Oleh : Dr. Anas Iswanto Anwar (Ketua Program Studi Doktor FEB Unhas)
Istilah rent seeking pertama kali diperkenalkan oleh Gordon Tullock pada 1967, kemudian dipopulerkan oleh Anne Krueger pada Juni 1974 dalam sebuah tulisan yang dimuat di American Economic Review berjudul “The Political Economy of the Rent-Seeking Society”. Rente merupakan selisih antara nilai pasar dari suatu “kebaikan hati” birokrasi dengan jumlah yang dibayar oleh penerima rente kepada birokrasi/pemerintah atau kepada perorangan di birokrasi.

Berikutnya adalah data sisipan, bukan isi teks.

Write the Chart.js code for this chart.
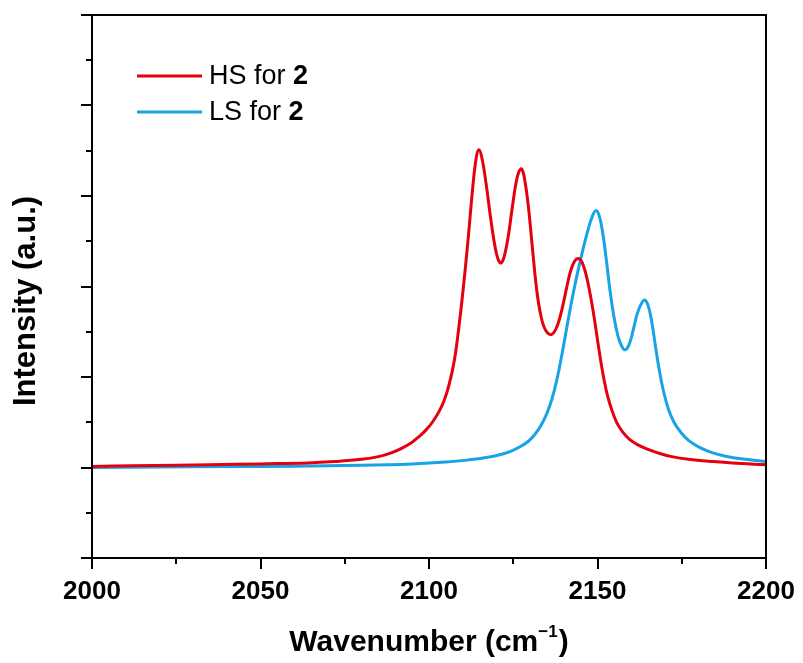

Salah satu ciri yang menandai perekonomian Indonesia sejak dulu hingga sekarang adalah kentalnya aktifitas perburuan rente (rent seeking activities). Banyaknya area abu-abu dalam aturan dan pengurusan izin telah menimbulkan ketidakpastian berusaha. Para kapitalis yang berusaha mendekati birokrasi dengan tujuan mendapatkan keuntungan bisnis bisa disebut pemburu rente (rent seeker). Pemburu rente mencari dan berusaha mendapatkan rente dari birokrasi dengan berbagai cara, di antaranya menawarkan perlindungan, menyerahkan sumber daya yang dimiliki, atau memberikan wewenang tertentu yang diatur dan di bawah kekuasaannya. Penyalahgunaan kekuasaan (abuse of power) merupakan nafas dari aktivitas perburuan rente ini.
Sejarah perburuan rente menjadi tak terpisahkan dengan perkembangan perekonomian di Indonesia. Tampilnya pemerintahan Orde Baru semakin menyuburkan persekongkolan tersebut. Pemburu rente semakin mekar dan berada di berbagai level. Perburuan rente semakin tak terkendali karena hampir semua bisnis yang digeluti para “kroni” orde baru hasil dari perburuan rente.
Memasuki Orde Reformasi, perilaku tersebut tidak berubah. Korupsi masih merajalela, begitu pula dengan perburuan rente. Keduanya seolah sudah menjadi budaya yang sulit untuk dihilangkan. Pemburu rente ini mengeruk keuntungan dari peraturan atau kebijakan yang dibuat oleh regulator. Semakin tinggi jam terbang pemburu rente, semakin tinggi pula sasarannya.
Begitulah pemburu rente bekerja. Dengan koneksi yang dimiliki, dia bisa menggertak, mengancam, tetapi juga bisa merayu dengan menjual nama petinggi demi mendapatkan jatah. Kekuasaan yang dimiliki dimanfaatkan untuk kepentingan pribadi dan kelompoknya dengan dibungkus seolah-olah untuk kepentingan negara. Situasi bisnis dibiarkan tanpa kompetisi yang sehat yang akhirnya melahirkan pengusaha yang hanya bisa mengambil keuntungan jika dekat dengan kekuasaan.
Semua sektor ekonomi di negeri ini tidak ada yang terbebaskan dari praktik perburuan rente. Sudah cukup banyak Menteri, politikus, kepala daerah yang terjaring operasi tangkap tangan Komisi Pemberantasan Korupsi (KPK). Akan tetapi berbagai kasus tersebut tidak membuat jera. Kasus-kasus baru yang modusnya hamper sama terus bermunculan.
Negara dirugikan oleh para pelaku pemburu rente. Karena, pada dasarnya mereka adalah memanfaatkan kekuasaan yang dimiliki atau dimiliki kroninya untuk mengakumulasi kapital demi kemakmuran diri dan kelompoknya. Mereka selalu berbicara demi rakyat, tetapi sebetulnya justru menyengsarakan rakyat.